Informa ainda Augusto Moreno que, do ponto de vista etimológico, «alperce» veio da palavra grega ‘persikós’ (περσικός), que significa literalmente ‘pérsico’, donde poderá ter vindo o árabe ‘albérchiga’. O fruto, dizem, terá vindo da China e, por isso, uma ligação ao Golfo Pérsico não parece despropositada. Já quanto a ‘albricoque’ viria do grego ‘praikókion’ (com o significado de ‘damasco’, dizem, mas eu não encontrei essa palavra), que teria dado, em árabe, «albarkuk».
Quiçá, porém, no meio deste enredo todo, algo de ainda mais interessante se possa apontar: é que «abricó» ou «abricotre» são palavras que existem no português do Brasil e os dicionários chegam a esclarecer que se trata dum «fruto brasileiro semelhante ao pêssego e ao damasco». Ora toma!

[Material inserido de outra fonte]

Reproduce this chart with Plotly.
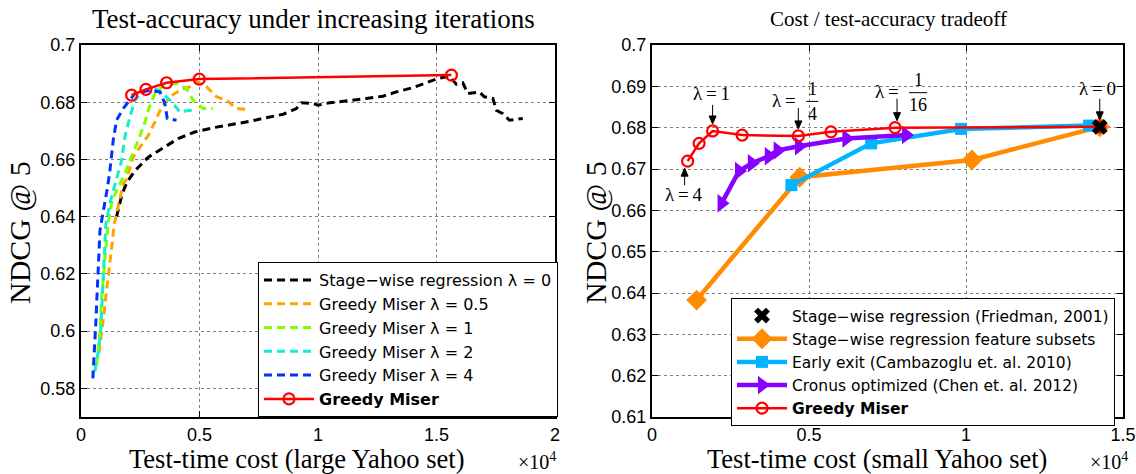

Qual brasileiro nem meio brasileiro! É mesmo português de origem e fomos nós que o levámos para lá, à maneira antiga, na medida em que – sabe-se bem! – aí se continuam a usar vocábulos ‘clássicos’, nossos, d’outrora: veja-se ‘tombo’, ‘esteira’…
Posto isto, voltamos então à lição do alperce que nos levou ao, ainda mais longínquo, Endovélico: é grande a versatilidade da língua e o que interessava mesmo era que, apesar da versatilidade, todos nos entendermos! Pelo som das palavras e não pelo estampido das armas!